Message: We lift up our eyes to see the other person - and the star.
A new year, a new beginning - that's our theme. Last weekend - with Holy Family Sunday - we saw a first dimension: That God makes us for family. Because family means to bear each other's burdens, we experience a temptation to pull away - the temptation of false individualism.
In his famous story, "A Christmas Carol" Charles Dickens describes the danger of false individualism. As you remember, to Ebenezer Scrooge a ghost appears dragging a long heavy chain. The ghost explains that he forged the chain by his own free will - by all the things he clung to. The ghost laments that in his life he kept his head toward the ground, never really seeing people. "Why did I walk through crowds of fellow beings," he says, "with my eyes turned down?"* Then he adds that if he had lifted up his head he would have seen not only other people, but a "blessed star" - like the star that led the Wise Men to a "poor abode." Instead of now dragging his possessions as a chain, he could have given them to those in need.

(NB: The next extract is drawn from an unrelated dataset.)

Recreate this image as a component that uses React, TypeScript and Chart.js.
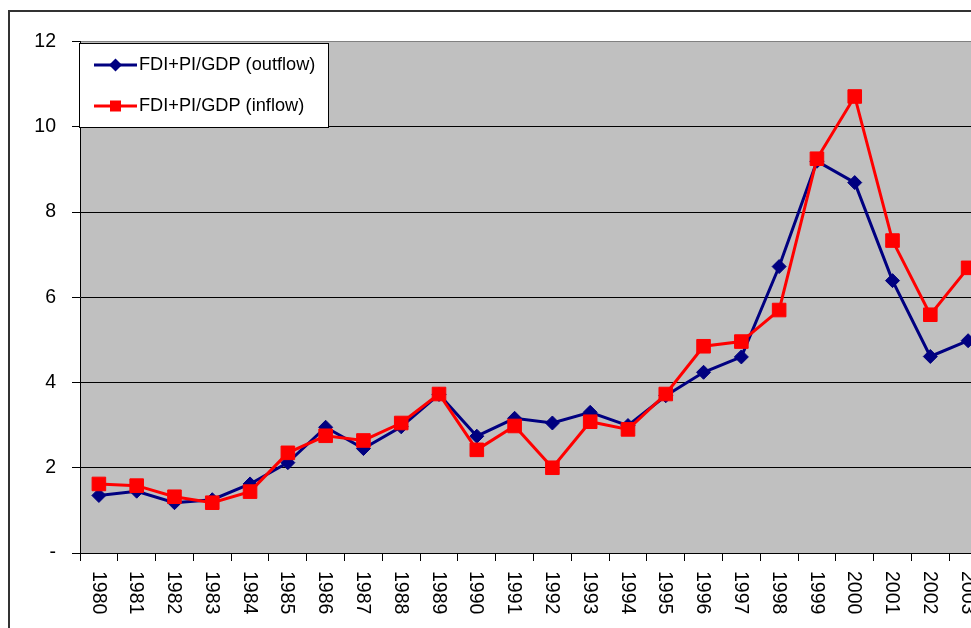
import React, { useEffect, useRef } from 'react';
import { Chart, registerables } from 'chart.js';

Chart.register(...registerables);

const years = ['1980', '1981', '1982', '1983', '1984', '1985', '1986', '1987', '1988', '1989', '1990', '1991', '1992', '1993', '1994', '1995', '1996', '1997', '1998', '1999', '2000', '2001', '2002', '2003'];
const outflow = [1.35, 1.45, 1.18, 1.25, 1.62, 2.12, 2.95, 2.45, 2.96, 3.72, 2.74, 3.16, 3.05, 3.3, 2.99, 3.69, 4.24, 4.6, 6.72, 9.19, 8.69, 6.39, 4.61, 4.98];
const inflow = [1.62, 1.58, 1.32, 1.18, 1.44, 2.35, 2.75, 2.64, 3.05, 3.73, 2.42, 2.98, 2.0, 3.08, 2.9, 3.73, 4.85, 4.96, 5.7, 9.25, 10.71, 7.33, 5.59, 6.69];
const seriesLabels = ['FDI+PI/GDP (outflow)', 'FDI+PI/GDP (inflow)'];
const yMin = 0;
const yMax = 12;
const yStep = 2;

const FONT = "'Liberation Sans', Arial, sans-serif";
const BLUE = '#000080';
const RED = '#FF0000';

export default function App() {
  const ref = useRef<HTMLCanvasElement>(null);

  useEffect(() => {
    if (!ref.current) return;

    const bgPlugin = {
      id: 'plotBg',
      beforeDraw(chart: any) {
        const { ctx, chartArea: a } = chart;
        ctx.save();
        ctx.fillStyle = '#C0C0C0';
        ctx.fillRect(a.left, a.top, a.right - a.left, a.bottom - a.top);
        ctx.restore();
      },
    };

    const xLabelPlugin = {
      id: 'xLabels',
      afterDraw(chart: any) {
        const xs = chart.scales.x;
        const ctx = chart.ctx;
        ctx.save();
        ctx.font = `19.5px ${FONT}`;
        ctx.fillStyle = '#000';
        ctx.textAlign = 'left';
        ctx.textBaseline = 'middle';
        chart.data.labels.forEach((lab: string, i: number) => {
          const px = xs.getPixelForValue(i);
          ctx.save();
          ctx.translate(px - 1, chart.chartArea.bottom + 18);
          ctx.rotate(Math.PI / 2);
          ctx.fillText(lab, 0, 0);
          ctx.restore();
        });
        ctx.restore();
      },
    };

    const legendPlugin = {
      id: 'boxLegend',
      afterDraw(chart: any) {
        const ctx = chart.ctx;
        const a = chart.chartArea;
        const bx = a.left - 1;
        const by = a.top + 1.5;
        const bw = 249;
        const bh = 84;
        ctx.save();
        ctx.fillStyle = '#FFFFFF';
        ctx.fillRect(bx, by, bw, bh);
        ctx.strokeStyle = '#000';
        ctx.lineWidth = 1;
        ctx.strokeRect(Math.round(bx) + 0.5, Math.round(by) + 0.5, bw, bh);
        chart.data.datasets.forEach((ds: any, i: number) => {
          const cy = by + 22 + 41 * i;
          const x0 = a.left + 14;
          const x1 = a.left + 57;
          const cx = (x0 + x1) / 2;
          ctx.strokeStyle = ds.borderColor;
          ctx.lineWidth = 3;
          ctx.beginPath();
          ctx.moveTo(x0, cy);
          ctx.lineTo(x1, cy);
          ctx.stroke();
          ctx.fillStyle = ds.borderColor;
          ctx.beginPath();
          if (ds.pointStyle === 'rectRot') {
            const r = 6.5;
            ctx.moveTo(cx - r, cy);
            ctx.lineTo(cx, cy - r);
            ctx.lineTo(cx + r, cy);
            ctx.lineTo(cx, cy + r);
            ctx.closePath();
          } else {
            const s = 5.5;
            ctx.rect(cx - s, cy - s, 2 * s, 2 * s);
          }
          ctx.fill();
          ctx.fillStyle = '#000';
          ctx.font = `18.2px ${FONT}`;
          ctx.textAlign = 'left';
          ctx.textBaseline = 'middle';
          ctx.fillText(ds.label, a.left + 59, cy);
        });
        ctx.restore();
      },
    };

    const chart = new Chart(ref.current, {
      type: 'line',
      data: {
        labels: years,
        datasets: [
          {
            label: seriesLabels[0],
            data: outflow,
            borderColor: BLUE,
            backgroundColor: BLUE,
            borderWidth: 3,
            pointStyle: 'rectRot',
            pointRadius: 7,
            pointBorderWidth: 1,
            pointBackgroundColor: BLUE,
            pointBorderColor: BLUE,
            tension: 0,
            order: 1,
          },
          {
            label: seriesLabels[1],
            data: inflow,
            borderColor: RED,
            backgroundColor: RED,
            borderWidth: 3,
            pointStyle: 'rect',
            pointRadius: 9.6,
            pointBorderWidth: 1,
            pointBackgroundColor: RED,
            pointBorderColor: RED,
            tension: 0,
            order: 0,
          },
        ],
      },
      options: {
        animation: false,
        responsive: false,
        devicePixelRatio: 1,
        layout: { padding: { top: 29.5, bottom: 71, left: 0, right: 23 } },
        plugins: {
          legend: { display: false },
          tooltip: { enabled: false },
        },
        scales: {
          x: {
            type: 'category',
            offset: true,
            afterFit(scale: any) {
              scale.height = 8;
            },
            grid: {
              display: true,
              offset: true,
              drawOnChartArea: false,
              drawTicks: true,
              tickLength: 8,
              tickColor: '#000',
              tickWidth: 1,
            },
            border: { display: true, color: '#000', width: 1 },
            ticks: { display: false },
          },
          y: {
            min: yMin,
            max: yMax,
            afterFit(scale: any) {
              scale.width = 70;
            },
            grid: {
              color: (c: any) => (c.tick && c.tick.value === yMax ? '#808080' : '#000'),
              lineWidth: 1,
              drawTicks: true,
              tickLength: 8,
              tickColor: '#000',
            },
            border: { display: true, color: '#000', width: 1 },
            ticks: {
              stepSize: yStep,
              padding: 16,
              color: '#000',
              font: { family: FONT, size: 19.5 },
              callback: (v: any) => (Number(v) === 0 ? '-' : String(v)),
            },
          },
        },
      },
      plugins: [bgPlugin, xLabelPlugin, legendPlugin],
    } as any);

    return () => chart.destroy();
  }, []);

  return (
    <div style={{ position: 'absolute', left: 0, top: 0, width: 971, height: 628, overflow: 'hidden', background: '#fff' }}>
      <div style={{ position: 'absolute', left: 8, top: 10, width: 1000, height: 640, border: '2px solid #333', background: '#fff' }}>
        <canvas ref={ref} width={1000} height={620} style={{ display: 'block', width: 1000, height: 620 }} />
      </div>
    </div>
  );
}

Brothers and sisters, that's our challenge for Epiphany Sunday as we begin a New Year: to lift up our eyes to see other people - and the star.
Don't run out of the church. The place to start is here with your own family and your parish family. When you give the sign of peace, see the face of the person close to you. Don't worry about greeting everyone or making a joke. Look at the other person. Smile. Say: "Peace be with you." Or simply, "Peace." Ask God to help you mean it. If you know the person's name, say it: "Peace, Jonathan!" That person needs peace.
This ties with our theme: New Year, New Beginning. You can make a new beginning in your family, at least with one member. We can make a new beginning as a parish family. Not by putting on a feel good, happy face. That's OK, but we are talking here about hard work - lifting up ones eyes to see the face of that other person. Maybe someone you have lived with for years, maybe someone sitting next to you. A new year, a new beginning.
Start with the person next to you, but do not stop there. I remember the great scholar, Cardinal Danielou, talking about riding public transportation. Praying quietly, he said that sometimes he would be overwhelmed by the faces of the people on the bus with him: each one, he thought, God is calling to an eternal relationship.
I have to admit that when I am in a public, I'm usually not praying. I have my eyes down, doing my shopping, trying to avoid stumbling into others. New Year's resolution: Lift my eyes and see at least one other person, see him as an image of God with an eternal destiny.
On this Epiphany Sunday I want to lift my eyes higher still. Like the Wise Men to see the star - the star that guides to a poor abode, to Jesus himself. Meeting Jesus I want to place before him whatever gifts I have.
You and I sometimes think we do not have gifts fit for Jesus - but that's a lie. That's a lie of the devil who wants to turn our gifts into chains. No, you and I do have gifts as valuable as gold, as sweet as frankincense, as comforting as myrrh.
We can make a new beginning by placing those gifts at Jesus feet. Start with the smile. It's God gift. The sour face, it belongs to you. The smile is a gift of God. Ask him, What do you want me to do? And what is your plan for us a parish?
In a few minutes I will say, "Lift up your hearts." And you will respond, "We have lifted them up to the Lord." We lift up our hearts, we lift our eyes to see the other person - and the star. Amen.
*"At this time of the rolling year," the spectre said, "I suffer most. Why did I walk through crowds of fellow-beings with my eyes turned down, and never raise them to that blessed Star which led the Wise Men to a poor abode? Were there no poor homes to which its light would have conducted me?"